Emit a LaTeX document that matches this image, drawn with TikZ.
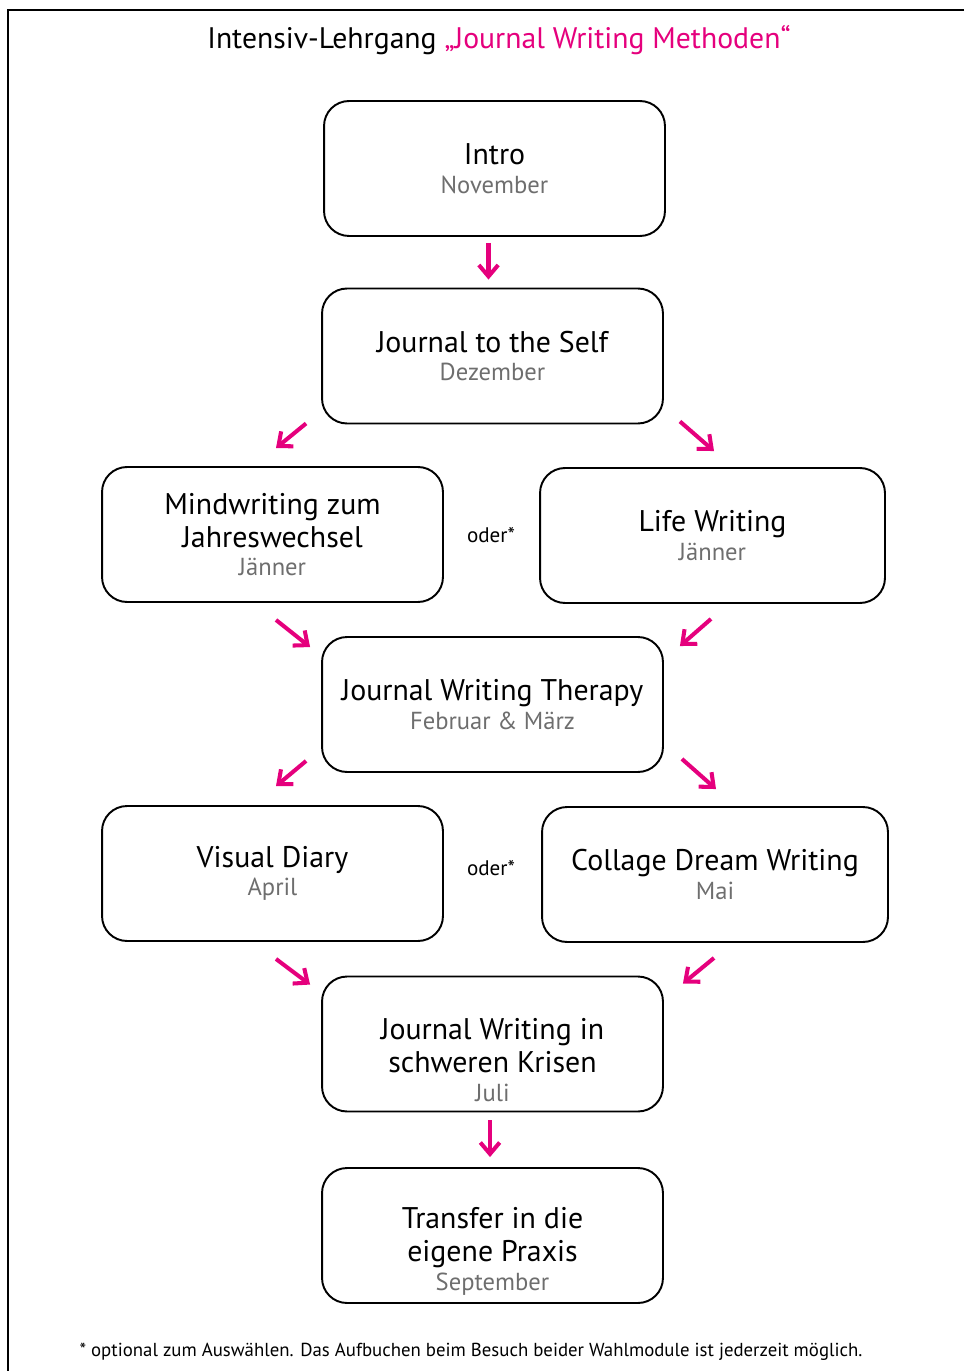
\documentclass[tikz,border=0pt]{standalone}
\usepackage{fontspec}
\setmainfont{PT Sans}
\usepackage{color}
\usetikzlibrary{arrows.meta,calc}

\definecolor{pink}{HTML}{E5007D}
\definecolor{mgray}{HTML}{6E6E6E}
\newcommand{\monat}[1]{\\[-2.8pt]{\color{mgray}\fontsize{14}{16}\selectfont #1}}
\newcommand{\tiefer}{\rule{0pt}{30pt}}

\tikzset{
  box/.style={draw, rounded corners=0.5cm, line width=1.1pt,
    minimum width=6.82cm, minimum height=2.7cm, align=center,
    font=\fontsize{17}{19}\selectfont},
  oder/.style={font=\fontsize{12}{14}\selectfont},
  arr/.style={draw=pink, line width=2.3pt, -{Straight Barb[length=6.5pt,width=11pt]}}
}

\begin{document}
\begin{tikzpicture}[x=0.02cm, y=-0.02cm]
\useasboundingbox (0,0) rectangle (964,1371);
\draw[line width=0.9pt] (964,10) -- (8,10) -- (8,1371);
\draw (499,40) node[font=\fontsize{16.9}{19}\selectfont](title)
    {Intensiv-Lehrgang \textcolor{pink}{„Journal Writing Methoden“}};
\draw (494.5,168.5) node[box](intro){Intro\monat{November}}
    (492.5,356) node[box](self){Journal to the Self\monat{Dezember}}
    (272.5,534.5) node[box](mind){Mindwriting zum\\Jahreswechsel\monat{Jänner}}
    (712.5,535.5) node[box, minimum width=6.9cm](life){Life Writing\monat{Jänner}}
    (492.5,704.5) node[box](ther){Journal Writing Therapy\monat{Februar \& März}}
    (272.5,873.5) node[box](vis){Visual Diary\monat{April}}
    (715,874.5) node[box, minimum width=6.92cm](coll){Collage Dream Writing\monat{Mai}}
    (492.5,1044) node[box](kris){\tiefer Journal Writing in\\schweren Krisen\monat{Juli}}
    (492.5,1235.5) node[box](trans){\tiefer Transfer in die\\eigene Praxis\monat{September}};
\draw (491,535) node[oder](oder1){oder*}
    (491,868) node[oder](oder2){oder*};
\draw (471,1352) node[font=\fontsize{10.7}{13}\selectfont](note)
    {* optional zum Auswählen. Das Aufbuchen beim Besuch beider Wahlmodule ist jederzeit möglich.};
% pfeile
\draw[arr] ($(intro.south)+(-6,6)$) -- ($(self.north)+(-4,-8)$);
\draw[arr] ($(self.south west)+(-15,-1)$) -- ($(mind.north)+(3.5,-18)$);
\draw[arr] ($(self.south east)+(16,-3)$) -- ($(life.north)+(1.5,-16)$);
\draw[arr] ($(mind.south)+(3.5,17)$) -- ($(ther.north west)+(-11,11)$);
\draw[arr] ($(life.south)+(-1.5,15)$) -- ($(ther.north east)+(16,10)$);
\draw[arr] ($(ther.south west)+(-15,-12)$) -- ($(vis.north)+(3.5,-19)$);
\draw[arr] ($(ther.south east)+(18,-14)$) -- ($(coll.north)+(1,-17)$);
\draw[arr] ($(vis.south)+(3.5,17)$) -- ($(kris.north west)+(-11,9)$);
\draw[arr] ($(coll.south)+(-1,15)$) -- ($(kris.north east)+(19,8)$);
\draw[arr] ($(kris.south)+(-2.5,8)$) -- ($(trans.north)+(-2.5,-10)$);
\end{tikzpicture}
\end{document}
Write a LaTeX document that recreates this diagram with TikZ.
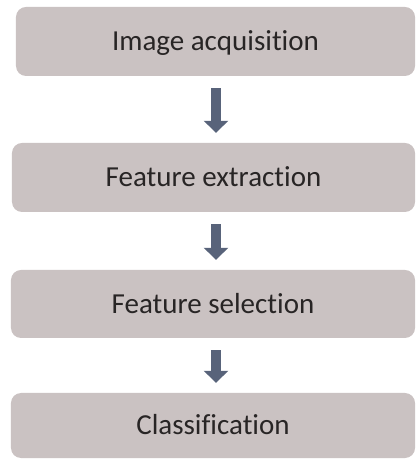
\documentclass[tikz,border=0pt]{standalone}
\usepackage{fontspec}
\setmainfont{Carlito}[Ligatures=NoCommon]
\usetikzlibrary{arrows.meta}
\definecolor{boxfill}{RGB}{202,194,194}
\definecolor{arrowcol}{RGB}{88,99,122}
\definecolor{txtcol}{RGB}{40,37,37}
\begin{document}
\begin{tikzpicture}[x=1bp,y=1bp,
  stepbox/.style={fill=boxfill, rounded corners=10bp, inner sep=0pt,
    font=\fontsize{29bp}{34bp}\selectfont, text=txtcol,
    text height=18.7bp, text depth=0bp},
  flowarrow/.style={draw=arrowcol, line width=10bp,
    -{Triangle[width=24bp,length=12bp]}, shorten <=12bp, shorten >=10bp}]
\useasboundingbox (0,0) rectangle (417,460);
\node[stepbox, minimum width=399bp, minimum height=69bp] (b1) at (215.5,418.5) {Image acquisition};
\node[stepbox, minimum width=403bp, minimum height=69bp] (b2) at (213.5,282.5) {Feature extraction};
\node[stepbox, minimum width=404bp, minimum height=68bp] (b3) at (213,156) {Feature selection};
\node[stepbox, minimum width=404bp, minimum height=65bp] (b4) at (213,34.5) {Classification};
\coordinate (ax) at (216,0);
\draw[flowarrow] (b1.south -| ax) -- (b2.north -| ax);
\draw[flowarrow] (b2.south -| ax) -- (b3.north -| ax);
\draw[flowarrow] (b3.south -| ax) -- (b4.north -| ax);
\end{tikzpicture}
\end{document}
*-*-*
## EXERCISE TASK:
Leave out the pictures and copy everything else in the records word for word.

## EXERCISE SOLUTION:
Emit a LaTeX document that matches this image, drawn with TikZ.
\documentclass[tikz,border=0pt]{standalone}
\usepackage{fontspec}
\setmainfont{PT Sans}
\usepackage{color}
\usetikzlibrary{arrows.meta,calc}

\definecolor{pink}{HTML}{E5007D}
\definecolor{mgray}{HTML}{6E6E6E}
\newcommand{\monat}[1]{\\[-2.8pt]{\color{mgray}\fontsize{14}{16}\selectfont #1}}
\newcommand{\tiefer}{\rule{0pt}{30pt}}

\tikzset{
  box/.style={draw, rounded corners=0.5cm, line width=1.1pt,
    minimum width=6.82cm, minimum height=2.7cm, align=center,
    font=\fontsize{17}{19}\selectfont},
  oder/.style={font=\fontsize{12}{14}\selectfont},
  arr/.style={draw=pink, line width=2.3pt, -{Straight Barb[length=6.5pt,width=11pt]}}
}

\begin{document}
\begin{tikzpicture}[x=0.02cm, y=-0.02cm]
\useasboundingbox (0,0) rectangle (964,1371);
\draw[line width=0.9pt] (964,10) -- (8,10) -- (8,1371);
\draw (499,40) node[font=\fontsize{16.9}{19}\selectfont](title)
    {Intensiv-Lehrgang \textcolor{pink}{„Journal Writing Methoden“}};
\draw (494.5,168.5) node[box](intro){Intro\monat{November}}
    (492.5,356) node[box](self){Journal to the Self\monat{Dezember}}
    (272.5,534.5) node[box](mind){Mindwriting zum\\Jahreswechsel\monat{Jänner}}
    (712.5,535.5) node[box, minimum width=6.9cm](life){Life Writing\monat{Jänner}}
    (492.5,704.5) node[box](ther){Journal Writing Therapy\monat{Februar \& März}}
    (272.5,873.5) node[box](vis){Visual Diary\monat{April}}
    (715,874.5) node[box, minimum width=6.92cm](coll){Collage Dream Writing\monat{Mai}}
    (492.5,1044) node[box](kris){\tiefer Journal Writing in\\schweren Krisen\monat{Juli}}
    (492.5,1235.5) node[box](trans){\tiefer Transfer in die\\eigene Praxis\monat{September}};
\draw (491,535) node[oder](oder1){oder*}
    (491,868) node[oder](oder2){oder*};
\draw (471,1352) node[font=\fontsize{10.7}{13}\selectfont](note)
    {* optional zum Auswählen. Das Aufbuchen beim Besuch beider Wahlmodule ist jederzeit möglich.};
% pfeile
\draw[arr] ($(intro.south)+(-6,6)$) -- ($(self.north)+(-4,-8)$);
\draw[arr] ($(self.south west)+(-15,-1)$) -- ($(mind.north)+(3.5,-18)$);
\draw[arr] ($(self.south east)+(16,-3)$) -- ($(life.north)+(1.5,-16)$);
\draw[arr] ($(mind.south)+(3.5,17)$) -- ($(ther.north west)+(-11,11)$);
\draw[arr] ($(life.south)+(-1.5,15)$) -- ($(ther.north east)+(16,10)$);
\draw[arr] ($(ther.south west)+(-15,-12)$) -- ($(vis.north)+(3.5,-19)$);
\draw[arr] ($(ther.south east)+(18,-14)$) -- ($(coll.north)+(1,-17)$);
\draw[arr] ($(vis.south)+(3.5,17)$) -- ($(kris.north west)+(-11,9)$);
\draw[arr] ($(coll.south)+(-1,15)$) -- ($(kris.north east)+(19,8)$);
\draw[arr] ($(kris.south)+(-2.5,8)$) -- ($(trans.north)+(-2.5,-10)$);
\end{tikzpicture}
\end{document}
Write a LaTeX document that recreates this diagram with TikZ.
\documentclass[tikz,border=0pt]{standalone}
\usepackage{fontspec}
\setmainfont{Carlito}[Ligatures=NoCommon]
\usetikzlibrary{arrows.meta}
\definecolor{boxfill}{RGB}{202,194,194}
\definecolor{arrowcol}{RGB}{88,99,122}
\definecolor{txtcol}{RGB}{40,37,37}
\begin{document}
\begin{tikzpicture}[x=1bp,y=1bp,
  stepbox/.style={fill=boxfill, rounded corners=10bp, inner sep=0pt,
    font=\fontsize{29bp}{34bp}\selectfont, text=txtcol,
    text height=18.7bp, text depth=0bp},
  flowarrow/.style={draw=arrowcol, line width=10bp,
    -{Triangle[width=24bp,length=12bp]}, shorten <=12bp, shorten >=10bp}]
\useasboundingbox (0,0) rectangle (417,460);
\node[stepbox, minimum width=399bp, minimum height=69bp] (b1) at (215.5,418.5) {Image acquisition};
\node[stepbox, minimum width=403bp, minimum height=69bp] (b2) at (213.5,282.5) {Feature extraction};
\node[stepbox, minimum width=404bp, minimum height=68bp] (b3) at (213,156) {Feature selection};
\node[stepbox, minimum width=404bp, minimum height=65bp] (b4) at (213,34.5) {Classification};
\coordinate (ax) at (216,0);
\draw[flowarrow] (b1.south -| ax) -- (b2.north -| ax);
\draw[flowarrow] (b2.south -| ax) -- (b3.north -| ax);
\draw[flowarrow] (b3.south -| ax) -- (b4.north -| ax);
\end{tikzpicture}
\end{document}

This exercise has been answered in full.